### Data
* begin *
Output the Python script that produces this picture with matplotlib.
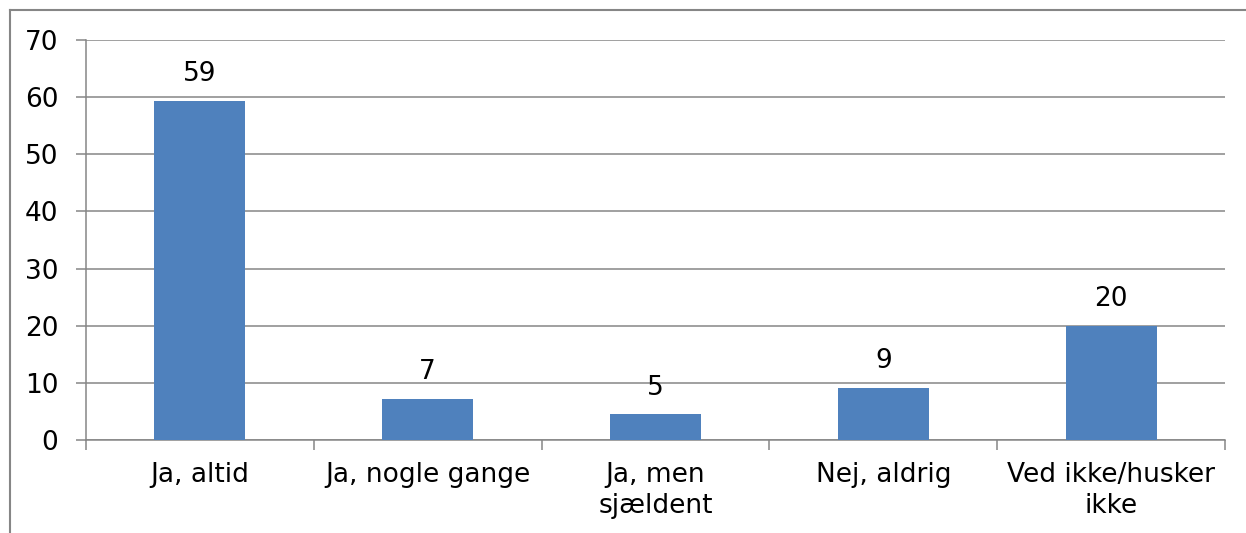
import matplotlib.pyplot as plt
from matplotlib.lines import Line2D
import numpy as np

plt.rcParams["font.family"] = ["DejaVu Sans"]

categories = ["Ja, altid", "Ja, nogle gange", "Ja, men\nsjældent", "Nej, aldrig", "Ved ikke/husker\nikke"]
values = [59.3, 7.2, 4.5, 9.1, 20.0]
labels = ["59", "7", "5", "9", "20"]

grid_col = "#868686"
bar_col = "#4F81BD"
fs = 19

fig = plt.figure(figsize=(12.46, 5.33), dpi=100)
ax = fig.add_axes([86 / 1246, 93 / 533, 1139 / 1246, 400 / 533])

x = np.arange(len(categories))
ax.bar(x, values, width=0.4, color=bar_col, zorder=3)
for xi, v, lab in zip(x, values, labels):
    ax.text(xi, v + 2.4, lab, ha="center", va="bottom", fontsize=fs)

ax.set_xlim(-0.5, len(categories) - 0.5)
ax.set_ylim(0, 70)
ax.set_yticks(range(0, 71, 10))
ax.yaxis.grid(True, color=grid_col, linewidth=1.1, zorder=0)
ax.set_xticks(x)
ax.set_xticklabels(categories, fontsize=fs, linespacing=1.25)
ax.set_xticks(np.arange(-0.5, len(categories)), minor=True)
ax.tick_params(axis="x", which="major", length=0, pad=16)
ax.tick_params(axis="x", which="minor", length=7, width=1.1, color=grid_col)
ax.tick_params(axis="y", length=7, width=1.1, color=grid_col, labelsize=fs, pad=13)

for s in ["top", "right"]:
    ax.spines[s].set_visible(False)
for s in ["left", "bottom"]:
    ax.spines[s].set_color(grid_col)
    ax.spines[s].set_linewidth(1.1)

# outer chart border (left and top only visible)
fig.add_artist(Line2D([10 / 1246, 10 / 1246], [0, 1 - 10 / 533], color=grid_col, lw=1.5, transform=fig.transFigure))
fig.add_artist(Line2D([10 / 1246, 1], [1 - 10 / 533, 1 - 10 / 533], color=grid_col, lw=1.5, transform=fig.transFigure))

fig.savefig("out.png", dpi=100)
* end *
* begin *
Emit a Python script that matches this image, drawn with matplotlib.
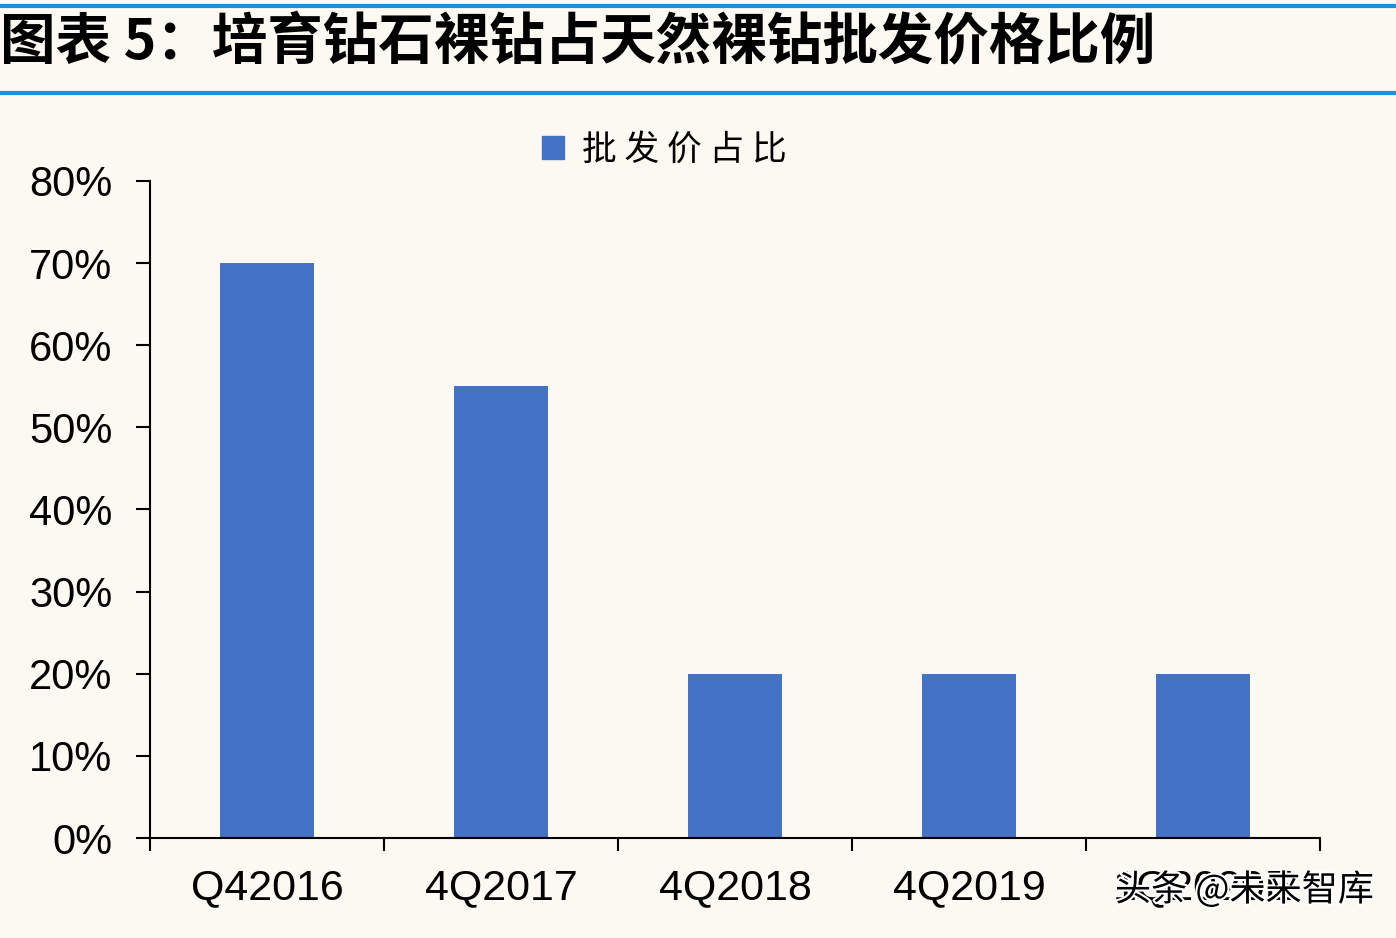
* end *
### Set exercise
Extract the stretch of lines that begins at the line with "Output the Python" and ends at the line with "color=grid_col, labelsize=fs, pad=13)", inclusive. Omit every picture.

### Result
Output the Python script that produces this picture with matplotlib.
import matplotlib.pyplot as plt
from matplotlib.lines import Line2D
import numpy as np

plt.rcParams["font.family"] = ["DejaVu Sans"]

categories = ["Ja, altid", "Ja, nogle gange", "Ja, men\nsjældent", "Nej, aldrig", "Ved ikke/husker\nikke"]
values = [59.3, 7.2, 4.5, 9.1, 20.0]
labels = ["59", "7", "5", "9", "20"]

grid_col = "#868686"
bar_col = "#4F81BD"
fs = 19

fig = plt.figure(figsize=(12.46, 5.33), dpi=100)
ax = fig.add_axes([86 / 1246, 93 / 533, 1139 / 1246, 400 / 533])

x = np.arange(len(categories))
ax.bar(x, values, width=0.4, color=bar_col, zorder=3)
for xi, v, lab in zip(x, values, labels):
    ax.text(xi, v + 2.4, lab, ha="center", va="bottom", fontsize=fs)

ax.set_xlim(-0.5, len(categories) - 0.5)
ax.set_ylim(0, 70)
ax.set_yticks(range(0, 71, 10))
ax.yaxis.grid(True, color=grid_col, linewidth=1.1, zorder=0)
ax.set_xticks(x)
ax.set_xticklabels(categories, fontsize=fs, linespacing=1.25)
ax.set_xticks(np.arange(-0.5, len(categories)), minor=True)
ax.tick_params(axis="x", which="major", length=0, pad=16)
ax.tick_params(axis="x", which="minor", length=7, width=1.1, color=grid_col)
ax.tick_params(axis="y", length=7, width=1.1, color=grid_col, labelsize=fs, pad=13)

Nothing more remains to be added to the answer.